With the American offensive in the Pacific then entering its climactic phase, Grady departed 26 December 1944 for Eniwetok and Ulithi, arriving the latter base 10 January 1945. For the next month the ship acted as escort to a vital tanker group engaged in refueling units of the U.S. 3rd Fleet at sea, units then engaged in air strikes against Formosa and the Chinese mainland. She then proceeded off Iwo Jima 10 February to screen escort carriers during the pre-invasion bombardment. During the assault 19 February Grady patrolled in an antisubmarine screen, and departed the area 2 March en route to Saipan.

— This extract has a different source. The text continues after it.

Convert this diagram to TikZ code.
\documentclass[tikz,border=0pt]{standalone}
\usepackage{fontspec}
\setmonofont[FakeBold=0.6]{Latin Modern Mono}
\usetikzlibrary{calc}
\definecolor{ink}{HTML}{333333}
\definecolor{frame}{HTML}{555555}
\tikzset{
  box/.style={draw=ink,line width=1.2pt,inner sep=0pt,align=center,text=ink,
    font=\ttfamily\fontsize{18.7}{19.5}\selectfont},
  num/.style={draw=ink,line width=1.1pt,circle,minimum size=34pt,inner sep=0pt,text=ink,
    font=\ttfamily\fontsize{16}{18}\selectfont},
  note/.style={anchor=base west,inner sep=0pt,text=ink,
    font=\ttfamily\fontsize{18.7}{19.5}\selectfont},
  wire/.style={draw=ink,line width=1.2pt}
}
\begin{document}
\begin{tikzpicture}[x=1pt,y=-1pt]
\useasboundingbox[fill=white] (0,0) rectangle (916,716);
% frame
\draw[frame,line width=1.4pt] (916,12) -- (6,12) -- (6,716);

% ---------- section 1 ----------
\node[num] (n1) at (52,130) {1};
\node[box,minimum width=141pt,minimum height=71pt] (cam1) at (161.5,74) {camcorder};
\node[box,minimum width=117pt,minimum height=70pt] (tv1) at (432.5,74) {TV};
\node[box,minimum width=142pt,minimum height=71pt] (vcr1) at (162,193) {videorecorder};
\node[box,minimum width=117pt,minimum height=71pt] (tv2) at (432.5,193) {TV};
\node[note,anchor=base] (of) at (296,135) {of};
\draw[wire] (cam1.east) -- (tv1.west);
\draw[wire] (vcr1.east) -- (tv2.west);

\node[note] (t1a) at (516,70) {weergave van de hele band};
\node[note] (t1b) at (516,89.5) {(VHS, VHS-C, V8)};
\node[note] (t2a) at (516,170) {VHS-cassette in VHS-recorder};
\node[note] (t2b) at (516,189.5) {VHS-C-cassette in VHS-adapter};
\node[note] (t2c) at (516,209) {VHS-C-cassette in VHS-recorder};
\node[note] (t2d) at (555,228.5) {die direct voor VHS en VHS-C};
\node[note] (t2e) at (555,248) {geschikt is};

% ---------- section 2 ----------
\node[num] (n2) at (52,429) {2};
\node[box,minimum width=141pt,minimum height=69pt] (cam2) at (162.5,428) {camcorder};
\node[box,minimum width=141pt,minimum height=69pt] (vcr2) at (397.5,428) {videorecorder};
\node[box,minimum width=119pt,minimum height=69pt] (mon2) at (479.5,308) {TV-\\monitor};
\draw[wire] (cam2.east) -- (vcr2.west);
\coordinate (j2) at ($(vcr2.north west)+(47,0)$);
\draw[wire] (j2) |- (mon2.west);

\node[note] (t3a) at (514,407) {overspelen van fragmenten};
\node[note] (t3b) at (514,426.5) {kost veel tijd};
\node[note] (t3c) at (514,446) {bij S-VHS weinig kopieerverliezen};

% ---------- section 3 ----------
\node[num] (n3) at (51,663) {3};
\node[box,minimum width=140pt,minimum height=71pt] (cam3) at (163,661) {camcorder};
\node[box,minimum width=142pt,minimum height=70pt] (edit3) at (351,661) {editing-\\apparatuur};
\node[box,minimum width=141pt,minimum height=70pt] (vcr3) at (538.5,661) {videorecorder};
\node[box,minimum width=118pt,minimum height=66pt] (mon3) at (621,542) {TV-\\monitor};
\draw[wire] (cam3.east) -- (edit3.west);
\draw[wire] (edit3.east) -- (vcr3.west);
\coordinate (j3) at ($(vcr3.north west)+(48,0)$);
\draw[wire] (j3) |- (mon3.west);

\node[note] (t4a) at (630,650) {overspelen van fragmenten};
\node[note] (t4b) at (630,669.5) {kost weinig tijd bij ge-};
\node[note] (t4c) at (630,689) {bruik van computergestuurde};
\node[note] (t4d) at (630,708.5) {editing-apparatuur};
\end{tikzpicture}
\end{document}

Arriving at Saipan 5 March, Grady refueled and departed the next day for Espiritu Santo. Upon her arrival 19 March, the ship joined in preparations for the upcoming Okinawa invasion, last giant step on the long sea road to Japan. She got underway in convoy 25 March, and after stopping at Ulithi arrived off the invasion beaches 9 April. As the bloody fighting raged ashore, Grady and the other ships engaged in equally fierce radar and antisubmarine picket duty were savagely attacked by Japanese suicide planes. Grady and Metcalf downed one of the kamikazes 16 April while at station D-37 off Okinawa. The escort vessel escorted five fast transports to Saipan 5 – 16 May, and then returned to the picket stations off Okinawa, occasionally helping to provide antiaircraft fire in the huge transport anchorages.

Grady continued this arduous duty until 28 June, when she sailed for Leyte Gulf. Arriving 1 July in the Philippines, she was assigned as offshore patrol vessel and remained in the islands until 5 November 1945, twice making convoy voyages to Okinawa.

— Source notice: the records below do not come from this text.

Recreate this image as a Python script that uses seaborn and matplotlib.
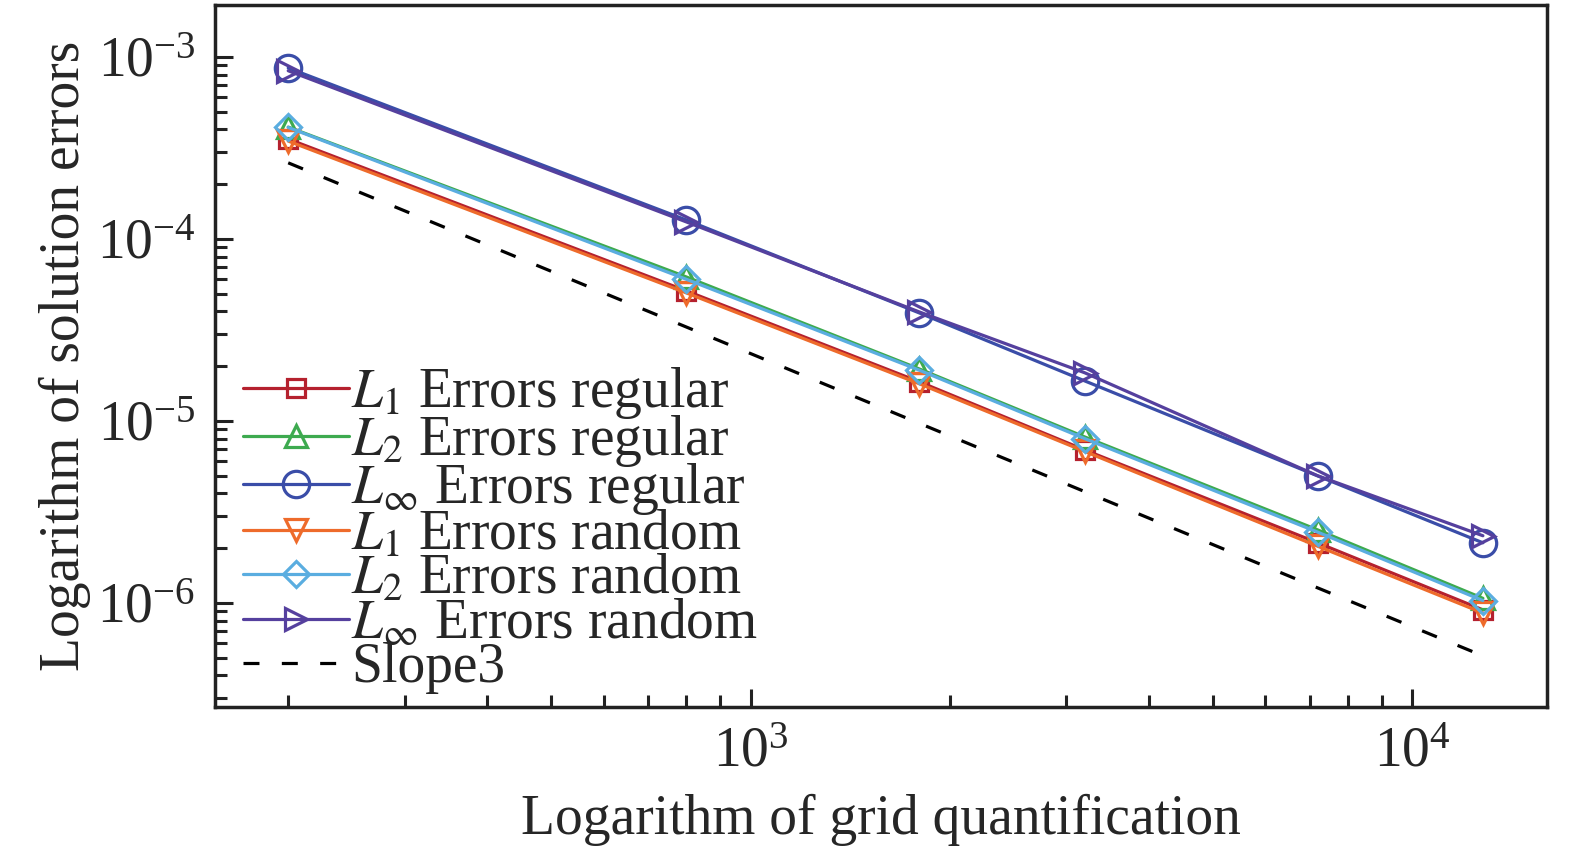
import numpy as np
import pandas as pd
import seaborn as sns
import matplotlib
matplotlib.use("Agg")
import matplotlib.pyplot as plt

# grid sizes (number of points)
grid_n = [200, 800, 1800, 3200, 7200, 12800]

# errors, regular grids
l1_regular = [3.54e-4, 5.18e-5, 1.64e-5, 6.93e-6, 2.14e-6, 9.16e-7]
l2_regular = [4.12e-4, 6.18e-5, 1.93e-5, 8.17e-6, 2.52e-6, 1.06e-6]
linf_regular = [8.7e-4, 1.27e-4, 3.92e-5, 1.66e-5, 4.99e-6, 2.14e-6]

# errors, random grids
l1_random = [3.45e-4, 5.05e-5, 1.60e-5, 6.80e-6, 2.05e-6, 8.8e-7]
l2_random = [4.10e-4, 6.00e-5, 1.90e-5, 8.00e-6, 2.45e-6, 1.03e-6]
linf_random = [8.4e-4, 1.24e-4, 3.97e-5, 1.84e-5, 5.0e-6, 2.34e-6]

# reference slope line
slope3 = [2.62e-4, 3.28e-5, 9.7e-6, 4.09e-6, 1.21e-6, 5.12e-7]

sns.set_style("ticks")
plt.rcParams['font.family'] = ['Liberation Serif', 'DejaVu Serif']
plt.rcParams['mathtext.fontset'] = 'stix'
plt.rcParams['font.size'] = 40

fig = plt.figure(figsize=(15.75, 8.58), dpi=100)
ax = fig.add_subplot(111)
fig.subplots_adjust(left=215/1575, right=1547/1575, bottom=1-707/858, top=1-5/858)

series = [
    (l1_regular, r"$L_1$ Errors regular", "#B5212E", "s", 13),
    (l2_regular, r"$L_2$ Errors regular", "#3DAA4F", "^", 16),
    (linf_regular, r"$L_\infty$ Errors regular", "#3A4DA8", "o", 19),
    (l1_random, r"$L_1$ Errors random", "#EE6B2B", "v", 16),
    (l2_random, r"$L_2$ Errors random", "#5AADE0", "D", 13),
    (linf_random, r"$L_\infty$ Errors random", "#55409E", ">", 16),
]

for vals, lab, col, mk, ms in series:
    sns.lineplot(x=grid_n, y=vals, ax=ax, color=col, marker=mk, markersize=ms,
                 markerfacecolor='none', markeredgecolor=col, markeredgewidth=2.3,
                 linewidth=2.3, label=lab)

sns.lineplot(x=grid_n, y=slope3, ax=ax, color='black', linewidth=2.3,
             linestyle=(0, (5, 7)), label="Slope3")

ax.set_xscale('log')
ax.set_yscale('log')
ax.set_xlim(155, 16000)
ax.set_ylim(2.68e-7, 1.93e-3)

ax.set_xlabel("Logarithm of grid quantification", fontsize=40, labelpad=11)
ax.set_ylabel("Logarithm of solution errors", fontsize=40)

ax.tick_params(which='both', direction='in', top=False, right=False, width=2.2,
               labelsize=40, pad=14, color='#222222')
ax.tick_params(which='major', length=13)
ax.tick_params(which='minor', length=8.5)
for sp in ax.spines.values():
    sp.set_linewidth(2.5)
    sp.set_color('#222222')

ax.legend(loc='lower left', bbox_to_anchor=(0.021, 0.018), frameon=False,
          fontsize=40, handlelength=1.9, handletextpad=0.05, labelspacing=-0.14,
          borderpad=0, borderaxespad=0)

fig.savefig("out.png", dpi=100)
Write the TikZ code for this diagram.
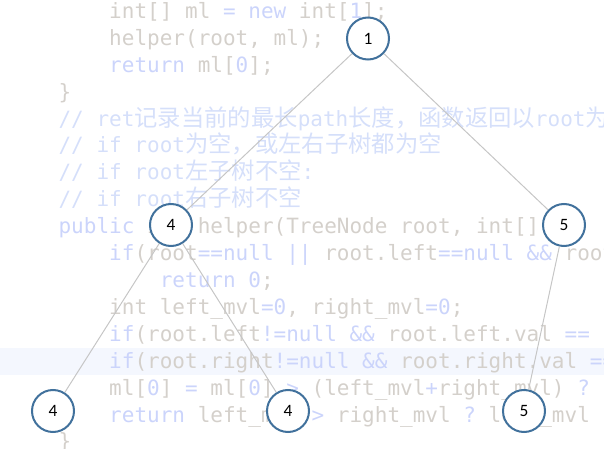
\documentclass[tikz,border=0pt]{standalone}
\usepackage{fontspec}
\setmainfont{Carlito}
\setmonofont{DejaVu Sans Mono}
\newfontfamily\cjkfont[Scale=1.11]{Noto Sans CJK SC}

\definecolor{codegray}{RGB}{212,208,203}
\definecolor{codekw}{RGB}{203,212,251}
\definecolor{codecmt}{RGB}{213,223,250}
\definecolor{hiliteband}{RGB}{244,247,254}
\definecolor{nodeblue}{RGB}{65,113,156}
\definecolor{edgegray}{RGB}{198,198,198}

\newcommand\kwd[1]{\textcolor{codekw}{#1}}
\newcommand\zh[1]{{\cjkfont #1}}

\tikzset{every picture/.style={line width=0.75pt}}
\tikzset{
  codeline/.style={anchor=base west, inner sep=0pt, outer sep=0pt, text=codegray,
    font=\ttfamily\fontsize{15.76}{18}\selectfont},
  cmtline/.style={codeline, text=codecmt},
  treenode/.style={circle, draw=nodeblue, line width=1.5pt, fill=white, inner sep=0pt,
    minimum size=31.5pt, font=\fontsize{13}{15}\selectfont},
  treeedge/.style={draw=edgegray, line width=0.75pt}
}

\begin{document}
\begin{tikzpicture}[x=0.75pt,y=0.75pt,yscale=-1,xscale=1]
  \path[use as bounding box] (0,0) rectangle (604,449);

  % code shown behind the tree
  \begin{scope}
  \clip (0,0) rectangle (604,449);
  \fill[hiliteband] (0,348.5) rectangle (604,375.4);

  \node[codeline] (c0) at (109.2,18.5) {int[] ml \kwd{= new} int[\kwd{1}];};
  \node[codeline] (c1) at (109.2,45.4) {helper(root, ml);};
  \node[codeline] (c2) at (109.2,72.3) {\kwd{return} ml[\kwd{0}];};
  \node[codeline] (c3) at (58.6,99.2) {\}};
  \node[cmtline] (c4) at (58.6,126.1) {// ret\zh{记录当前的最长}path\zh{长度，函数返回以}root\zh{为}};
  \node[cmtline] (c5) at (58.6,153) {// if root\zh{为空，或左右子树都为空}};
  \node[cmtline] (c6) at (58.6,179.9) {// if root\zh{左子树不空}:};
  \node[cmtline] (c7) at (58.6,206.8) {// if root\zh{右子树不空}};
  \node[codeline] (c8) at (58.6,233.7) {\kwd{public} int helper(TreeNode root, int[] ml)};
  \node[codeline] (c9) at (109.2,260.6) {\kwd{if}(root\kwd{==null} \kwd{||} root.left\kwd{==null} \kwd{\&\&} root.right\kwd{==null})};
  \node[codeline] (c10) at (159.8,287.5) {\kwd{return 0};};
  \node[codeline] (c11) at (109.2,314.4) {int left\_mvl\kwd{=0}, right\_mvl\kwd{=0};};
  \node[codeline] (c12) at (109.2,341.3) {\kwd{if}(root.left\kwd{!=null} \kwd{\&\&} root.left.val \kwd{==} root.val)};
  \node[codeline] (c13) at (109.2,368.2) {\kwd{if}(root.right\kwd{!=null} \kwd{\&\&} root.right.val \kwd{==} root.val)};
  \node[codeline] (c14) at (109.2,395.1) {ml[\kwd{0}] \kwd{=} ml[\kwd{0}] \kwd{>} (left\_mvl\kwd{+}right\_mvl) \kwd{?}};
  \node[codeline] (c15) at (109.2,422) {\kwd{return} left\_mvl \kwd{>} right\_mvl \kwd{?} left\_mvl};
  \node[codeline] (c16) at (58.6,448.9) {\}};
  \end{scope}

  % tree
  \node[treenode] (root) at (368,38.5) {1};
  \node[treenode] (lft) at (171,225) {4};
  \node[treenode] (rgt) at (564,225) {5};
  \node[treenode] (lftlft) at (53,411) {4};
  \node[treenode] (lftrgt) at (288,411) {4};
  \node[treenode] (rgtrgt) at (524,411) {5};

  \draw[treeedge] (root) -- (lft);
  \draw[treeedge] (root) -- (rgt);
  \draw[treeedge] (lft) -- (lftlft);
  \draw[treeedge] (lft) -- (lftrgt);
  \draw[treeedge] (rgt) -- (rgtrgt);

\end{tikzpicture}
\end{document}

Grady began the long voyage home 5 November 2 months after the surrender of Japan. Cruising via Manila Bay and Pearl Harbor, she arrived at San Pedro, Los Angeles, 26 November. Scheduled for deactivation, the ship was towed to San Diego, California, and decommissioned 2 July 1946.

=== Postwar career ===
Placed in the San Diego Group, Pacific Reserve Fleet, Grady remained inactive until 27 April 1947, when she was placed in an "In Service in Reserve" status. For the next 3 years the ship served as a Naval Reserve Training vessel under the 13th Naval District. Based at Bellingham, Washington, she cruised for 2 or 3-week periods training reservists. Grady was placed in an "In Commission In Reserve" status 1 August 1950, and recommissioned in the active fleet 21 November 1950. The ship was placed under the 12th Naval District at San Francisco, California, continuing her important role as training ship for reserve officers and men, and as school ship for Fleet Sonar School, San Diego, California. Grady decommissioned a second time 18 December 1957 and was placed in reserve at Stockton, California. She was finally sold for scrapping in June 1969.

== Military awards ==

Grady received three battle stars for World War II Service.